SUPPLIED INFORMATION:
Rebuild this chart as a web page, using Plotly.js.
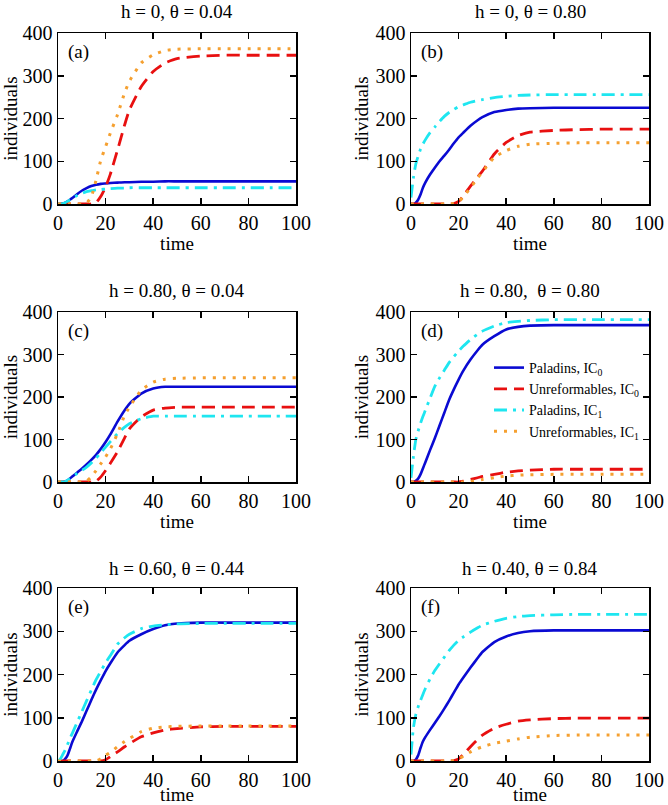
<!DOCTYPE html>
<html>
<head>
<meta charset="utf-8">
<script src="https://cdn.plot.ly/plotly-3.0.1.min.js"></script>
<style>
  html, body { margin: 0; padding: 0; background: #fff; }
  #chart { width: 668px; height: 805px; }
</style>
</head>
<body>
<div id="chart"></div>
<script>
// Paladins / Unreformables time series, six parameter sets (h, theta)

const timePoints = [0, 1, 2, 3, 4, 5, 6, 8, 10, 12, 14, 16, 18, 20, 22, 25, 28, 30, 35, 40, 45, 50, 60, 70, 80, 90, 100];

const panelLetters = ["(a)", "(b)", "(c)", "(d)", "(e)", "(f)"];
const panelTitles = [
    "h = 0, θ = 0.04",
    "h = 0, θ = 0.80",
    "h = 0.80, θ = 0.04",
    "h = 0.80,  θ = 0.80",
    "h = 0.60, θ = 0.44",
    "h = 0.40, θ = 0.84"
];
const seriesNames = [
    "Paladins, IC<sub>0</sub>",
    "Unreformables, IC<sub>0</sub>",
    "Paladins, IC<sub>1</sub>",
    "Unreformables, IC<sub>1</sub>"
];

// (a) h = 0, theta = 0.04
const paladins0A = [0, 0, 1, 3, 6, 10, 14, 23, 31, 37, 42, 45, 47, 48, 49, 50, 51, 51, 52, 52, 53, 53, 53, 53, 53, 53, 53];
const unreform0A = [0, 0, 0, 0, 0, 0, 0, 0, 0, 0, 0, 3, 18, 40, 70, 126, 185, 220, 275, 310, 330, 340, 346, 348, 348, 348, 348];
const paladins1A = [0, 0, 1, 3, 6, 10, 14, 20, 25, 29, 31, 33, 34, 35, 36, 37, 37, 38, 38, 38, 38, 38, 38, 38, 38, 38, 38];
const unreform1A = [0, 0, 0, 0, 0, 0, 0, 0, 0, 2, 17, 56, 103, 134, 166, 209, 260, 287, 330, 349, 359, 362, 363, 363, 363, 363, 363];

// (b) h = 0, theta = 0.80
const paladins0B = [0, 0, 3, 10, 22, 38, 50, 69, 85, 100, 113, 127, 142, 156, 167, 183, 196, 203, 215, 220, 223, 224, 225, 225, 225, 225, 225];
const unreform0B = [0, 0, 0, 0, 0, 0, 0, 0, 0, 0, 0, 0, 1, 6, 19, 42, 63, 77, 117, 144, 160, 168, 172, 174, 175, 175, 175];
const paladins1B = [15, 61, 93, 112, 128, 140, 150, 167, 180, 193, 205, 214, 221, 228, 232, 238, 242, 244, 249, 252, 254, 255, 256, 256, 256, 256, 256];
const unreform1B = [0, 0, 0, 0, 0, 0, 0, 0, 0, 0, 0, 0, 1, 5, 17, 38, 61, 75, 109, 125, 135, 140, 142, 143, 143, 143, 143];

// (c) h = 0.80, theta = 0.04
const paladins0C = [0, 0, 0, 1, 4, 8, 13, 22, 31, 41, 52, 64, 78, 94, 112, 142, 169, 184, 208, 220, 224, 224, 224, 224, 224, 224, 224];
const unreform0C = [0, 0, 0, 0, 0, 0, 0, 0, 0, 0, 0, 2, 12, 27, 44, 71, 104, 125, 153, 169, 174, 176, 176, 176, 176, 176, 176];
const paladins1C = [0, 0, 0, 1, 4, 8, 12, 20, 27, 35, 45, 56, 69, 82, 95, 114, 129, 137, 149, 155, 155, 155, 155, 155, 155, 155, 155];
const unreform1C = [0, 0, 0, 0, 0, 0, 0, 0, 0, 2, 12, 27, 43, 59, 78, 114, 157, 176, 216, 235, 242, 244, 245, 245, 245, 245, 245];

// (d) h = 0.80, theta = 0.80
const paladins0D = [0, 0, 3, 8, 18, 32, 46, 75, 103, 133, 163, 193, 218, 241, 262, 288, 310, 323, 343, 359, 365, 368, 369, 369, 369, 369, 369];
const unreform0D = [0, 0, 0, 0, 0, 0, 0, 0, 0, 0, 0, 0, 0, 0, 2, 6, 10, 13, 18, 23, 26, 28, 30, 30, 30, 30, 30];
const paladins1D = [10, 59, 99, 120, 138, 154, 168, 197, 225, 245, 263, 281, 295, 308, 320, 335, 348, 355, 367, 375, 378, 380, 382, 382, 382, 382, 382];
const unreform1D = [0, 0, 0, 0, 0, 0, 0, 0, 0, 0, 0, 0, 0, 0, 0, 1, 4, 6, 10, 14, 16, 17, 18, 18, 18, 18, 18];

// (e) h = 0.60, theta = 0.44
const paladins0E = [0, 0, 0, 5, 13, 28, 44, 68, 91, 116, 141, 165, 187, 208, 226, 251, 268, 278, 293, 305, 314, 318, 320, 320, 320, 320, 320];
const unreform0E = [0, 0, 0, 0, 0, 0, 0, 0, 0, 0, 0, 0, 0, 3, 10, 21, 33, 40, 56, 65, 72, 75, 79, 80, 80, 80, 80];
const paladins1E = [0, 5, 15, 25, 38, 52, 64, 89, 114, 139, 164, 188, 208, 227, 244, 270, 285, 293, 306, 312, 315, 317, 318, 318, 318, 318, 318];
const unreform1E = [0, 0, 0, 0, 0, 0, 0, 0, 0, 0, 0, 0, 5, 13, 20, 33, 45, 52, 68, 76, 79, 80, 81, 81, 81, 81, 81];

// (f) h = 0.40, theta = 0.84
const paladins0F = [0, 0, 3, 13, 30, 45, 55, 72, 88, 104, 121, 139, 158, 177, 193, 216, 238, 252, 275, 288, 296, 300, 302, 302, 302, 302, 302];
const unreform0F = [0, 0, 0, 0, 0, 0, 0, 0, 0, 0, 0, 0, 1, 5, 15, 33, 50, 60, 76, 85, 92, 95, 98, 99, 99, 99, 99];
const paladins1F = [15, 76, 107, 125, 140, 154, 167, 190, 209, 225, 240, 255, 268, 279, 287, 298, 308, 314, 323, 330, 334, 336, 338, 339, 339, 339, 339];
const unreform1F = [0, 0, 0, 0, 0, 0, 0, 0, 0, 0, 0, 0, 1, 5, 11, 21, 29, 33, 41, 46, 51, 55, 59, 60, 60, 60, 60];

const panelSeries = [
    [paladins0A, unreform0A, paladins1A, unreform1A],
    [paladins0B, unreform0B, paladins1B, unreform1B],
    [paladins0C, unreform0C, paladins1C, unreform1C],
    [paladins0D, unreform0D, paladins1D, unreform1D],
    [paladins0E, unreform0E, paladins1E, unreform1E],
    [paladins0F, unreform0F, paladins1F, unreform1F]
];

// =========================================================================

const W = 668, H = 805;
const serif = "'Liberation Serif', 'Times New Roman', serif";

const lineStyles = [
    { color: "#0a0ad2", width: 2.6, dash: "solid" },
    { color: "#e81010", width: 2.8, dash: "13px,7px" },
    { color: "#1ee6f0", width: 2.8, dash: "13px,6px,3px,6px" },
    { color: "#f5a030", width: 3, dash: "3px,7px" }
];

// panel boxes in pixels [left, right, top, bottom]
const colX = [[58, 296], [411, 649]];
const rowY = [[33, 204], [312, 482], [588, 761]];
const titleY = [12, 290, 568];

const data = [];
const layout = {
    width: W,
    height: H,
    margin: { l: 0, r: 0, t: 0, b: 0 },
    paper_bgcolor: "#fff",
    plot_bgcolor: "#fff",
    font: { family: serif, size: 20, color: "#000" },
    showlegend: true,
    legend: {
        x: 489 / W,
        y: 1 - 352 / H,
        xanchor: "left",
        yanchor: "top",
        bgcolor: "rgba(0,0,0,0)",
        font: { family: serif, size: 14, color: "#000" },
        itemwidth: 30,
        tracegroupgap: 0
    },
    annotations: []
};

panelSeries.forEach((series, p) => {
    const col = p % 2;
    const row = Math.floor(p / 2);
    const n = p + 1;
    const xName = n === 1 ? "xaxis" : "xaxis" + n;
    const yName = n === 1 ? "yaxis" : "yaxis" + n;
    const xRef = n === 1 ? "x" : "x" + n;
    const yRef = n === 1 ? "y" : "y" + n;

    series.forEach((values, s) => {
        data.push({
            x: timePoints,
            y: values,
            xaxis: xRef,
            yaxis: yRef,
            type: "scatter",
            mode: "lines",
            name: seriesNames[s],
            showlegend: p === 3,
            line: Object.assign({ shape: "spline", smoothing: 0.5 }, lineStyles[s]),
            hoverinfo: "x+y"
        });
    });

    const axisCommon = {
        showline: true,
        linecolor: "#000",
        linewidth: 1.5,
        mirror: "ticks",
        ticks: "inside",
        ticklen: 6,
        tickwidth: 1.5,
        tickcolor: "#000",
        showgrid: false,
        zeroline: false,
        tickfont: { family: serif, size: 20, color: "#000" }
    };

    layout[xName] = Object.assign({}, axisCommon, {
        domain: [colX[col][0] / W, colX[col][1] / W],
        anchor: yRef,
        range: [0, 100],
        dtick: 20,
        title: { text: "time", font: { family: serif, size: 19 }, standoff: 0 }
    });
    layout[yName] = Object.assign({}, axisCommon, {
        domain: [1 - rowY[row][1] / H, 1 - rowY[row][0] / H],
        anchor: xRef,
        range: [0, 400],
        dtick: 100,
        title: { text: "individuals", font: { family: serif, size: 19 }, standoff: 2 }
    });

    layout.annotations.push({
        text: panelTitles[p],
        xref: "paper",
        yref: "paper",
        x: (colX[col][0] + colX[col][1]) / 2 / W,
        y: 1 - titleY[row] / H,
        xanchor: "center",
        yanchor: "middle",
        showarrow: false,
        font: { family: serif, size: 19, color: "#000" }
    });
    layout.annotations.push({
        text: panelLetters[p],
        xref: xRef + " domain",
        yref: yRef + " domain",
        x: 0.035,
        y: 0.89,
        xanchor: "left",
        yanchor: "middle",
        showarrow: false,
        font: { family: serif, size: 19, color: "#000" }
    });
});

Plotly.newPlot("chart", data, layout, { displayModeBar: false, staticPlot: true });
</script>
</body>
</html>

WHAT YOU NEED TO DO: Copy nothing but the lines from the top of the data down to the line containing "143, 143, 143];", and leave the pictures out.

RESULT:
Rebuild this chart as a web page, using Plotly.js.
<!DOCTYPE html>
<html>
<head>
<meta charset="utf-8">
<script src="https://cdn.plot.ly/plotly-3.0.1.min.js"></script>
<style>
  html, body { margin: 0; padding: 0; background: #fff; }
  #chart { width: 668px; height: 805px; }
</style>
</head>
<body>
<div id="chart"></div>
<script>
// Paladins / Unreformables time series, six parameter sets (h, theta)

const timePoints = [0, 1, 2, 3, 4, 5, 6, 8, 10, 12, 14, 16, 18, 20, 22, 25, 28, 30, 35, 40, 45, 50, 60, 70, 80, 90, 100];

const panelLetters = ["(a)", "(b)", "(c)", "(d)", "(e)", "(f)"];
const panelTitles = [
    "h = 0, θ = 0.04",
    "h = 0, θ = 0.80",
    "h = 0.80, θ = 0.04",
    "h = 0.80,  θ = 0.80",
    "h = 0.60, θ = 0.44",
    "h = 0.40, θ = 0.84"
];
const seriesNames = [
    "Paladins, IC<sub>0</sub>",
    "Unreformables, IC<sub>0</sub>",
    "Paladins, IC<sub>1</sub>",
    "Unreformables, IC<sub>1</sub>"
];

// (a) h = 0, theta = 0.04
const paladins0A = [0, 0, 1, 3, 6, 10, 14, 23, 31, 37, 42, 45, 47, 48, 49, 50, 51, 51, 52, 52, 53, 53, 53, 53, 53, 53, 53];
const unreform0A = [0, 0, 0, 0, 0, 0, 0, 0, 0, 0, 0, 3, 18, 40, 70, 126, 185, 220, 275, 310, 330, 340, 346, 348, 348, 348, 348];
const paladins1A = [0, 0, 1, 3, 6, 10, 14, 20, 25, 29, 31, 33, 34, 35, 36, 37, 37, 38, 38, 38, 38, 38, 38, 38, 38, 38, 38];
const unreform1A = [0, 0, 0, 0, 0, 0, 0, 0, 0, 2, 17, 56, 103, 134, 166, 209, 260, 287, 330, 349, 359, 362, 363, 363, 363, 363, 363];

// (b) h = 0, theta = 0.80
const paladins0B = [0, 0, 3, 10, 22, 38, 50, 69, 85, 100, 113, 127, 142, 156, 167, 183, 196, 203, 215, 220, 223, 224, 225, 225, 225, 225, 225];
const unreform0B = [0, 0, 0, 0, 0, 0, 0, 0, 0, 0, 0, 0, 1, 6, 19, 42, 63, 77, 117, 144, 160, 168, 172, 174, 175, 175, 175];
const paladins1B = [15, 61, 93, 112, 128, 140, 150, 167, 180, 193, 205, 214, 221, 228, 232, 238, 242, 244, 249, 252, 254, 255, 256, 256, 256, 256, 256];
const unreform1B = [0, 0, 0, 0, 0, 0, 0, 0, 0, 0, 0, 0, 1, 5, 17, 38, 61, 75, 109, 125, 135, 140, 142, 143, 143, 143, 143];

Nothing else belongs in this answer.